• [Available data]
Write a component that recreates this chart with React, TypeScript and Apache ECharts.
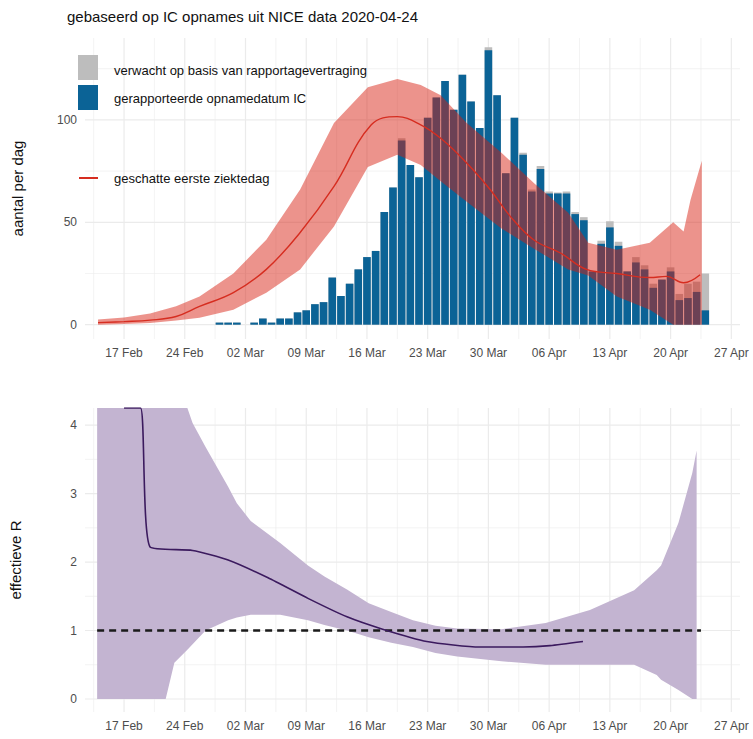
import React, { useEffect, useRef } from "react";
import * as echarts from "echarts";

// day 0 = 17 Feb 2020
const barStartDay = 11; // 28 Feb
const reported = [1,1,1,0,1,3,1,3,3,6,7,10,11,23,14,20,27,33,36,55,67,90,78,72,101,111,119,105,122,109,96,134,112,74,101,83,65,76,64,64,64,54,51,26,39.5,47.5,38.5,26,30.4,27,18,22,26,12,13,16,7];
const expected = [1,1,1,0,1,3,1,3,3,6,7,10,11,23,14,20,27,33,36,55,67,91,78,72,101,111,119,105,122,109,96,135.5,112,74,101,84,66,77.5,65,64.5,65,55,52.5,26,41,50.5,40.5,26,33,29,20,22,28,15,20,21,25];

const onsetDays = [-3,0,3,6,8.7,12.6,16.4,20.3,24.2,28.5,31.5,34.2,36.5,39.5,42.2,44.5,47.2,50.3,53.3,56.8,60.6,62.5,64.5,66.4];
const onsetMid = [1,1.5,2.2,4,8.9,15.6,27,45,67.5,97.6,101.6,97.6,91,79,66,53,41.5,35,27,25,23,23.6,20.5,24.4];
const onsetBandDays = [-3,0,3,6,8.7,12.6,16.4,20.3,24.2,28.1,31.5,34.2,36.5,39.5,43.5,47.3,51.2,53.5,56.8,60.6,63.3,64.5,65.3,66.6];
const onsetHi = [2.5,3.5,5.5,9,13.8,25,41.5,66,98.5,116,120,117,112,98.5,84,69,54.6,40,36.6,40,50,45.5,61,80];
const onsetLo = [0,0.3,0.8,2,3.4,7.3,15.6,27,48,77,83,78,70,60,47,37,27,24,13.8,7.3,0,0,0,0];

const rDays = [0,1.9,3.0,7.9,12,16.6,21.2,25.7,29.8,34.9,41,46,49.1,52.9];
const rMid = [4.25,4.25,2.22,2.17,2.03,1.77,1.47,1.2,1.02,0.84,0.76,0.76,0.78,0.84];
const rBandDays = [-3.1,4.8,5.8,7.3,7.9,9.4,12,13,14.6,18,21.2,23.1,25.7,28.2,30.8,33.3,35.9,38.4,43.5,48.6,53.7,58.8,61.4,61.9,63.9,65.5,66];
const rHi = [4.25,4.25,4.25,4.25,4.03,3.68,3.1,2.86,2.6,2.28,1.95,1.79,1.6,1.4,1.27,1.15,1.07,1.03,1.02,1.11,1.3,1.59,1.88,1.95,2.57,3.3,3.63];
const rLo = [0,0,0.53,0.72,0.8,1.0,1.15,1.19,1.23,1.23,1.15,1.08,1.0,0.9,0.82,0.76,0.67,0.62,0.55,0.5,0.5,0.5,0.35,0.28,0.13,0,0];
const refDays = [-3.1, 66.5];
const refValue = [1, 1];

const weekTicks = [0,7,14,21,28,35,42,49,56,63,70];
const topMajor = [0,50,100];
const topMinor = [25,75,125];
const botMajor = [0,1,2,3,4];
const botMinor = [0.5,1.5,2.5,3.5];

const MONTHS = ["Jan","Feb","Mar","Apr","May"];
function fmtDay(d: number) {
  const dt = new Date(Date.UTC(2020, 1, 17 + d));
  return String(dt.getUTCDate()).padStart(2, "0") + " " + MONTHS[dt.getUTCMonth()];
}

const FONT = "Liberation Sans";
const GRID_C = "#ebebeb";

function gridLines(xi: number, yi: number, yMajor: number[], yMinor: number[], xr: number[], yr: number[]) {
  const vMinor: number[] = [];
  for (let d = -3.5; d <= 70.1; d += 7) vMinor.push(d);
  return {
    type: "custom", xAxisIndex: xi, yAxisIndex: yi, z: 0, silent: true,
    data: [[xr[0], yr[0]]],
    renderItem: (params: any, api: any) => {
      const kids: any[] = [];
      const vline = (v: number, w: number) => {
        const a = api.coord([v, yr[0]]), b = api.coord([v, yr[1]]);
        kids.push({ type: "line", shape: { x1: a[0], y1: a[1], x2: b[0], y2: b[1] }, style: { stroke: GRID_C, lineWidth: w } });
      };
      const hline = (v: number, w: number) => {
        const a = api.coord([xr[0], v]), b = api.coord([xr[1], v]);
        kids.push({ type: "line", shape: { x1: a[0], y1: a[1], x2: b[0], y2: b[1] }, style: { stroke: GRID_C, lineWidth: w } });
      };
      vMinor.forEach((v) => vline(v, 0.6));
      yMinor.forEach((v) => hline(v, 0.6));
      weekTicks.forEach((v) => vline(v, 1.2));
      yMajor.forEach((v) => hline(v, 1.2));
      return { type: "group", children: kids };
    },
  };
}

function band(xi: number, yi: number, xs: number[], lo: number[], hi: number[], color: string, z: number) {
  return {
    type: "custom", xAxisIndex: xi, yAxisIndex: yi, z, silent: true,
    data: xs.map((x, i) => [x, lo[i], hi[i]]),
    encode: { x: 0, y: [1, 2] },
    renderItem: (params: any, api: any) => {
      if (params.dataIndex !== 0) return null;
      const top = xs.map((x, i) => api.coord([x, hi[i]]));
      const bot = xs.map((x, i) => api.coord([x, lo[i]])).reverse();
      return { type: "polygon", shape: { points: [...top, ...bot] }, style: { fill: color } };
    },
  };
}

export default function App() {
  const ref = useRef<HTMLDivElement>(null);
  useEffect(() => {
    document.body.style.margin = "0";
    const chart = echarts.init(ref.current!, null, { renderer: "svg" });
    const xAx = (gi: number) => ({
      type: "value", gridIndex: gi, min: -4.5, max: 71,
      axisLine: { show: false }, axisTick: { show: false }, splitLine: { show: false },
      axisLabel: { customValues: weekTicks, formatter: (v: number) => fmtDay(v), color: "#4d4d4d", fontSize: 12, fontFamily: FONT, margin: 8 },
    });
    const barX = reported.map((_, i) => barStartDay + i);
    chart.setOption({
      animation: false,
      textStyle: { fontFamily: FONT },
      title: { text: "gebaseerd op IC opnames uit NICE data 2020-04-24", left: 62, top: 4, textStyle: { fontSize: 15, fontWeight: "normal", color: "#111", fontFamily: FONT } },
      grid: [
        { left: 85, right: 13, top: 38, height: 301 },
        { left: 85, right: 13, top: 408, height: 304 },
      ],
      xAxis: [xAx(0), xAx(1)],
      yAxis: [
        { type: "value", gridIndex: 0, min: -7, max: 140, splitLine: { show: false }, axisLine: { show: false }, axisTick: { show: false },
          axisLabel: { customValues: topMajor, color: "#4d4d4d", fontSize: 12, fontFamily: FONT },
          name: "aantal per dag", nameLocation: "middle", nameGap: 60, nameTextStyle: { fontSize: 15, color: "#111", fontFamily: FONT } },
        { type: "value", gridIndex: 1, min: -0.19, max: 4.25, splitLine: { show: false }, axisLine: { show: false }, axisTick: { show: false },
          axisLabel: { customValues: botMajor, color: "#4d4d4d", fontSize: 12, fontFamily: FONT },
          name: "effectieve R", nameLocation: "middle", nameGap: 62, nameTextStyle: { fontSize: 15, color: "#111", fontFamily: FONT } },
      ],
      series: [
        gridLines(0, 0, topMajor, topMinor, [-4.5, 71], [-7, 140]),
        gridLines(1, 1, botMajor, botMinor, [-4.5, 71], [-0.19, 4.25]),
        { type: "bar", xAxisIndex: 0, yAxisIndex: 0, data: barX.map((x, i) => [x, expected[i]]), barWidth: 7.6, itemStyle: { color: "#bdbdbd" }, z: 2 },
        { type: "bar", xAxisIndex: 0, yAxisIndex: 0, data: barX.map((x, i) => [x, reported[i]]), barWidth: 7.6, barGap: "-100%", itemStyle: { color: "#0b6396" }, z: 3 },
        band(0, 0, onsetBandDays, onsetLo, onsetHi, "rgba(215,30,15,0.48)", 4),
        { type: "line", xAxisIndex: 0, yAxisIndex: 0, data: onsetDays.map((d, i) => [d, onsetMid[i]]), smooth: 0.4, showSymbol: false, lineStyle: { color: "#d62d20", width: 1.4 }, z: 5 },
        band(1, 1, rBandDays, rLo, rHi, "#c3b4d1", 2),
        { type: "line", xAxisIndex: 1, yAxisIndex: 1, data: refDays.map((d, i) => [d, refValue[i]]), showSymbol: false, lineStyle: { color: "#1a1a1a", width: 2.4, type: [7, 5] }, z: 4 },
        { type: "line", xAxisIndex: 1, yAxisIndex: 1, data: rDays.map((d, i) => [d, rMid[i]]), smooth: 0.2, showSymbol: false, lineStyle: { color: "#3b1a5e", width: 1.6 }, z: 5 },
      ],
      graphic: [
        { type: "rect", shape: { x: 78, y: 55, width: 20, height: 25 }, style: { fill: "#bdbdbd" }, z: 10 },
        { type: "text", x: 114, y: 70, style: { text: "verwacht op basis van rapportagevertraging", fill: "#111", fontSize: 13, fontFamily: FONT, verticalAlign: "middle" }, z: 10 },
        { type: "rect", shape: { x: 78, y: 85, width: 20, height: 25 }, style: { fill: "#0b6396" }, z: 10 },
        { type: "text", x: 114, y: 98, style: { text: "gerapporteerde opnamedatum IC", fill: "#111", fontSize: 13, fontFamily: FONT, verticalAlign: "middle" }, z: 10 },
        { type: "line", shape: { x1: 79, y1: 178, x2: 98, y2: 178 }, style: { stroke: "#d62d20", lineWidth: 2 }, z: 10 },
        { type: "text", x: 114, y: 178, style: { text: "geschatte eerste ziektedag", fill: "#111", fontSize: 13, fontFamily: FONT, verticalAlign: "middle" }, z: 10 },
      ],
    });
    return () => chart.dispose();
  }, []);
  return <div ref={ref} style={{ width: 753, height: 739 }} />;
}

• [What to do]
Repeat, word for word and with no pictures, only the lines running from the beginning of the data to the line that contains "const botMinor = [0.5,1.5,2.5,3.5];".

• [Full solution]
Write a component that recreates this chart with React, TypeScript and Apache ECharts.
import React, { useEffect, useRef } from "react";
import * as echarts from "echarts";

// day 0 = 17 Feb 2020
const barStartDay = 11; // 28 Feb
const reported = [1,1,1,0,1,3,1,3,3,6,7,10,11,23,14,20,27,33,36,55,67,90,78,72,101,111,119,105,122,109,96,134,112,74,101,83,65,76,64,64,64,54,51,26,39.5,47.5,38.5,26,30.4,27,18,22,26,12,13,16,7];
const expected = [1,1,1,0,1,3,1,3,3,6,7,10,11,23,14,20,27,33,36,55,67,91,78,72,101,111,119,105,122,109,96,135.5,112,74,101,84,66,77.5,65,64.5,65,55,52.5,26,41,50.5,40.5,26,33,29,20,22,28,15,20,21,25];

const onsetDays = [-3,0,3,6,8.7,12.6,16.4,20.3,24.2,28.5,31.5,34.2,36.5,39.5,42.2,44.5,47.2,50.3,53.3,56.8,60.6,62.5,64.5,66.4];
const onsetMid = [1,1.5,2.2,4,8.9,15.6,27,45,67.5,97.6,101.6,97.6,91,79,66,53,41.5,35,27,25,23,23.6,20.5,24.4];
const onsetBandDays = [-3,0,3,6,8.7,12.6,16.4,20.3,24.2,28.1,31.5,34.2,36.5,39.5,43.5,47.3,51.2,53.5,56.8,60.6,63.3,64.5,65.3,66.6];
const onsetHi = [2.5,3.5,5.5,9,13.8,25,41.5,66,98.5,116,120,117,112,98.5,84,69,54.6,40,36.6,40,50,45.5,61,80];
const onsetLo = [0,0.3,0.8,2,3.4,7.3,15.6,27,48,77,83,78,70,60,47,37,27,24,13.8,7.3,0,0,0,0];

const rDays = [0,1.9,3.0,7.9,12,16.6,21.2,25.7,29.8,34.9,41,46,49.1,52.9];
const rMid = [4.25,4.25,2.22,2.17,2.03,1.77,1.47,1.2,1.02,0.84,0.76,0.76,0.78,0.84];
const rBandDays = [-3.1,4.8,5.8,7.3,7.9,9.4,12,13,14.6,18,21.2,23.1,25.7,28.2,30.8,33.3,35.9,38.4,43.5,48.6,53.7,58.8,61.4,61.9,63.9,65.5,66];
const rHi = [4.25,4.25,4.25,4.25,4.03,3.68,3.1,2.86,2.6,2.28,1.95,1.79,1.6,1.4,1.27,1.15,1.07,1.03,1.02,1.11,1.3,1.59,1.88,1.95,2.57,3.3,3.63];
const rLo = [0,0,0.53,0.72,0.8,1.0,1.15,1.19,1.23,1.23,1.15,1.08,1.0,0.9,0.82,0.76,0.67,0.62,0.55,0.5,0.5,0.5,0.35,0.28,0.13,0,0];
const refDays = [-3.1, 66.5];
const refValue = [1, 1];

const weekTicks = [0,7,14,21,28,35,42,49,56,63,70];
const topMajor = [0,50,100];
const topMinor = [25,75,125];
const botMajor = [0,1,2,3,4];
const botMinor = [0.5,1.5,2.5,3.5];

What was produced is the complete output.